◆ AIM
Without the pictures, print the lines running from the beginning of the material to the line containing "import plotly.graph_objects as go", both ends included.

◆ AVAILABLE DATA
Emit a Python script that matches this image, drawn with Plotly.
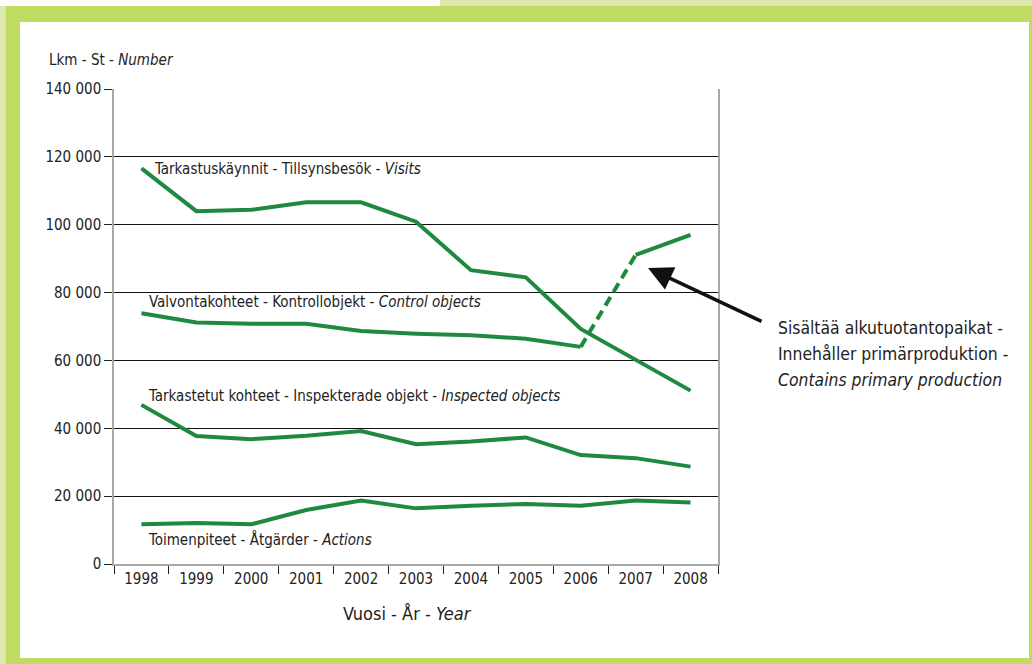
import plotly.graph_objects as go

years = ["1998", "1999", "2000", "2001", "2002", "2003", "2004", "2005", "2006", "2007", "2008"]
visits = [116600, 104000, 104400, 106600, 106600, 100900, 86600, 84500, 69300, 60300, 51100]
control = [73900, 71200, 70800, 70800, 68700, 67900, 67400, 66400, 64000, 91100, 97000]
inspected = [46900, 37700, 36800, 37800, 39200, 35300, 36100, 37300, 32100, 31200, 28700]
actions = [11700, 12100, 11700, 15900, 18700, 16400, 17200, 17700, 17200, 18700, 18100]

y_ticks = [0, 20000, 40000, 60000, 80000, 100000, 120000, 140000]
y_tick_labels = ["0", "20 000", "40 000", "60 000", "80 000", "100 000", "120 000", "140 000"]

series_labels = [
    "Tarkastuskäynnit - Tillsynsbesök - <i>Visits</i>",
    "Valvontakohteet - Kontrollobjekt - <i>Control objects</i>",
    "Tarkastetut kohteet - Inspekterade objekt - <i>Inspected objects</i>",
    "Toimenpiteet - Åtgärder - <i>Actions</i>",
]
note_lines = ["Sisältää alkutuotantopaikat -", "Innehåller primärproduktion -", "<i>Contains primary production</i>"]

GREEN = "#1f8a3f"
FONT = "Liberation Sans Narrow, DejaVu Sans Condensed, Arial Narrow, sans-serif"
W, H = 1032, 664
L, R, T, B = 114, 718, 89, 564

fig = go.Figure()
line = dict(color=GREEN, width=4)
fig.add_trace(go.Scatter(x=years, y=visits, mode="lines", line=line))
fig.add_trace(go.Scatter(x=years[:9], y=control[:9], mode="lines", line=line))
fig.add_trace(go.Scatter(x=years[8:10], y=control[8:10], mode="lines",
                         line=dict(color=GREEN, width=4, dash="10px,6px")))
fig.add_trace(go.Scatter(x=years[9:], y=control[9:], mode="lines", line=line))
fig.add_trace(go.Scatter(x=years, y=inspected, mode="lines", line=line))
fig.add_trace(go.Scatter(x=years, y=actions, mode="lines", line=line))


def px(x):
    return (x - L) / (R - L)


def py(y):
    return (B - y) / (B - T)


shapes = [
    dict(type="rect", xref="paper", yref="paper", x0=px(0), x1=px(W), y0=py(H), y1=py(0),
         fillcolor="#dde9ad", line_width=0, layer="below"),
    dict(type="rect", xref="paper", yref="paper", x0=px(0), x1=px(440), y0=py(6), y1=py(0),
         fillcolor="white", line_width=0, layer="below"),
    dict(type="rect", xref="paper", yref="paper", x0=px(6), x1=px(W), y0=py(H), y1=py(6),
         fillcolor="#bedb62", line_width=0, layer="below"),
    dict(type="rect", xref="paper", yref="paper", x0=px(20), x1=px(1029), y0=py(658), y1=py(22),
         fillcolor="white", line_width=0, layer="below"),
]

annotations = []
label_pos = [(152, 169), (147, 302), (146, 396), (146, 539)]
for text, (x, y) in zip(series_labels, label_pos):
    annotations.append(dict(text=text, xref="paper", yref="paper", x=px(x), y=py(y),
                            xanchor="left", yanchor="middle", showarrow=False,
                            font=dict(family=FONT, size=15, color="#222")))
for i, t in enumerate(note_lines):
    annotations.append(dict(text=t, xref="paper", yref="paper", x=px(776), y=py(328 + 26 * i),
                            xanchor="left", yanchor="middle", showarrow=False,
                            font=dict(family=FONT, size=17.4, color="#222")))
annotations.append(dict(text="Lkm - St - <i>Number</i>", xref="paper", yref="paper", x=px(47), y=py(60),
                        xanchor="left", yanchor="middle", showarrow=False,
                        font=dict(family=FONT, size=15, color="#222")))
annotations.append(dict(text="Vuosi - År - <i>Year</i>", xref="paper", yref="paper", x=px(407), y=py(613),
                        xanchor="center", yanchor="middle", showarrow=False,
                        font=dict(family=FONT, size=18, color="#222")))
# arrow
annotations.append(dict(text="", x=(648 - L) / ((R - L) / 11) - 0.5, y=(B - 268) / ((B - T) / 140000),
                        xref="x", yref="y", ax=115, ay=54, axref="pixel", ayref="pixel",
                        showarrow=True, arrowhead=2, arrowsize=1.4, arrowwidth=3.5, arrowcolor="#111",
                        standoff=0, startstandoff=0))

fig.update_layout(
    width=W, height=H,
    margin=dict(l=L, r=W - R, t=T, b=H - B),
    paper_bgcolor="white", plot_bgcolor="rgba(0,0,0,0)",
    showlegend=False,
    shapes=shapes, annotations=annotations,
    font=dict(family=FONT, size=15, color="#222"),
    xaxis=dict(type="category", range=[-0.5, 10.5], tickson="boundaries", ticks="outside",
               ticklen=8, tickcolor="#222", tickwidth=1, showgrid=False,
               showline=True, linecolor="#a8a8a8", linewidth=2,
               tickfont=dict(family=FONT, size=15, color="#222")),
    yaxis=dict(range=[0, 140000], tickvals=y_ticks, ticktext=y_tick_labels,
               ticks="outside", ticklen=8, tickcolor="#222", showgrid=True, gridcolor="#111",
               gridwidth=1, zeroline=False, showline=True, mirror=True, linecolor="#a8a8a8",
               linewidth=1.5, tickfont=dict(family=FONT, size=15, color="#222")),
)

fig.write_html("out.html", config={"displayModeBar": False},
               post_script="document.body.style.margin='0';document.body.style.padding='0';document.body.style.overflow='hidden';")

◆ FULL ANSWER
Emit a Python script that matches this image, drawn with Plotly.
import plotly.graph_objects as go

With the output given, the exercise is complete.